▶ **What is being asked**: The listing below holds pictures; exclude them. Return exactly the lines from the one with "Give me the" through the one with "import pandas as pd".

▶ **Data shown**:
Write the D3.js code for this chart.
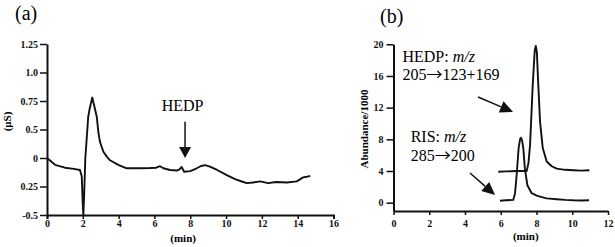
...
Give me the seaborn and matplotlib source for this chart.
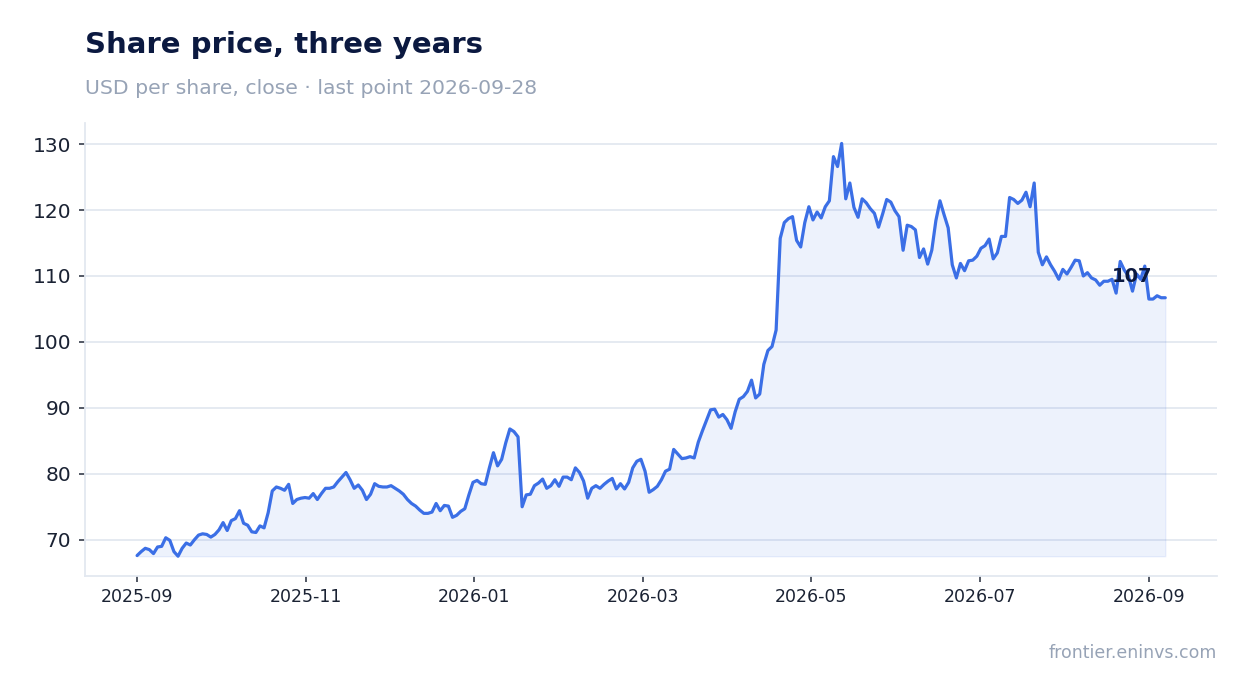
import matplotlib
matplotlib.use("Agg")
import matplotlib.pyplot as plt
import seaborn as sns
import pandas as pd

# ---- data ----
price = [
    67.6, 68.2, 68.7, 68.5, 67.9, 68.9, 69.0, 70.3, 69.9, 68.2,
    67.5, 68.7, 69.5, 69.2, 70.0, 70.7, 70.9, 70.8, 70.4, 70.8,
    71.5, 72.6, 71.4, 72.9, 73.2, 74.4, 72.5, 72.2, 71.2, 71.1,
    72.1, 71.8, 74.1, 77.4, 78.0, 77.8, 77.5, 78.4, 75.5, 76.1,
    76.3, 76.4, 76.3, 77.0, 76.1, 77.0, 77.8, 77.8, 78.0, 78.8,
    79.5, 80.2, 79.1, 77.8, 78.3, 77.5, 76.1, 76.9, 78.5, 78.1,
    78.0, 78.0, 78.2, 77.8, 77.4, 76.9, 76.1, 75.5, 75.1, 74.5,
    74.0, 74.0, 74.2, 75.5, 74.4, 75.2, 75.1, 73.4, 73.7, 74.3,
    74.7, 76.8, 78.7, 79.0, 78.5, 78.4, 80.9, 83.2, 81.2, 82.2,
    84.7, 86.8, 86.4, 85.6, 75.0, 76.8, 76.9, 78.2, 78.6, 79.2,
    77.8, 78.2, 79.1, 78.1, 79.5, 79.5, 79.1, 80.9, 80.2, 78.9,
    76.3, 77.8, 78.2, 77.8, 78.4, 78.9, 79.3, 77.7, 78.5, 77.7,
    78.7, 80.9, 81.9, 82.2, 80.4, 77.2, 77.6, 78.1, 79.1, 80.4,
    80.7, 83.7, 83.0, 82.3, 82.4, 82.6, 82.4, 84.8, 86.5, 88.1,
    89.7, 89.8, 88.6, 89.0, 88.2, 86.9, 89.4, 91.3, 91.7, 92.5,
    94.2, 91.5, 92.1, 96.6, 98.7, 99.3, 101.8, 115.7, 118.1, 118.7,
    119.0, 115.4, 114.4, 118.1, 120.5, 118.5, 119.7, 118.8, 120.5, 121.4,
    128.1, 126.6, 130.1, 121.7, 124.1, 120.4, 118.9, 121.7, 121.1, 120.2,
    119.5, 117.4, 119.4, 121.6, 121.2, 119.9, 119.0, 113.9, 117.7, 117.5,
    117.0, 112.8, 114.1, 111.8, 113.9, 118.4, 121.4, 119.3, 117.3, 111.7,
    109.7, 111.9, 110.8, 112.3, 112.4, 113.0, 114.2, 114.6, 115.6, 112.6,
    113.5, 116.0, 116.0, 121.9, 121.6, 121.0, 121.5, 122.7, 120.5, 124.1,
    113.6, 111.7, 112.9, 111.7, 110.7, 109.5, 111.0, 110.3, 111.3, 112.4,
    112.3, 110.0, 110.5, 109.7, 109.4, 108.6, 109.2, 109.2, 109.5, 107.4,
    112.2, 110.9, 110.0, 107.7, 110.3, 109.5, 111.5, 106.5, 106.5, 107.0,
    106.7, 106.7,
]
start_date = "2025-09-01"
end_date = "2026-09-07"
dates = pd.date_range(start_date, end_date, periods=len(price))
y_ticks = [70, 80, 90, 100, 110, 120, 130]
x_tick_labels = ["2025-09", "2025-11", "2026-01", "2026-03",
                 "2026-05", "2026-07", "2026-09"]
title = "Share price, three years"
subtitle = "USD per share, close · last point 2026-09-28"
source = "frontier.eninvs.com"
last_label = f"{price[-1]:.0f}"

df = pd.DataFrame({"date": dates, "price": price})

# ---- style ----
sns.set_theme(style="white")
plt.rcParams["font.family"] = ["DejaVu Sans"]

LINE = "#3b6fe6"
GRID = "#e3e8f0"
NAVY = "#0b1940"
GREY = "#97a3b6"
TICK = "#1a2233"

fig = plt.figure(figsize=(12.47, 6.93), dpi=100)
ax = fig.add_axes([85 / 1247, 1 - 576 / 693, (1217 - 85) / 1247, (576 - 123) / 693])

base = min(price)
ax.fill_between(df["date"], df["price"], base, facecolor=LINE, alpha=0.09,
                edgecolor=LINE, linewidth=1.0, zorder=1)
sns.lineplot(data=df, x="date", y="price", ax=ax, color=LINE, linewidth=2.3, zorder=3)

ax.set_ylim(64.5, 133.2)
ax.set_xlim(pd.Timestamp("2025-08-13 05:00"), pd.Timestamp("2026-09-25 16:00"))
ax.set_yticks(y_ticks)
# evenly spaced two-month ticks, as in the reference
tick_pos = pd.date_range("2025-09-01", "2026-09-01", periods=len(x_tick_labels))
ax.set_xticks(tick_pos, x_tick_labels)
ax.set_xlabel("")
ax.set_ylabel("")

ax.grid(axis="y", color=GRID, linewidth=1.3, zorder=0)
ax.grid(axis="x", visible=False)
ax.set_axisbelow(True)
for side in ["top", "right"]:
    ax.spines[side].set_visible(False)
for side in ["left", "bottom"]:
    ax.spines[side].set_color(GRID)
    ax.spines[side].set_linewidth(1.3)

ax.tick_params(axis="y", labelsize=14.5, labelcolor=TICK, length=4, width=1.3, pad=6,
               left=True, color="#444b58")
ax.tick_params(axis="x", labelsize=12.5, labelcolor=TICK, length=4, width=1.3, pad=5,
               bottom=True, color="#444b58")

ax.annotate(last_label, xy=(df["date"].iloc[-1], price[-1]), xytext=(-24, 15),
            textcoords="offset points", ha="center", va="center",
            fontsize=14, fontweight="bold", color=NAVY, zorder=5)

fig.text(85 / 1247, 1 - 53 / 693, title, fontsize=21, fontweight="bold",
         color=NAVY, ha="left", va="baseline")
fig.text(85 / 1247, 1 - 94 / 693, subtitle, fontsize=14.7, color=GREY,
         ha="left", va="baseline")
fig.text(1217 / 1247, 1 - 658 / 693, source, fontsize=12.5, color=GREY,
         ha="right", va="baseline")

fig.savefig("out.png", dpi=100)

▶ **Worked answer**:
Give me the seaborn and matplotlib source for this chart.
import matplotlib
matplotlib.use("Agg")
import matplotlib.pyplot as plt
import seaborn as sns
import pandas as pd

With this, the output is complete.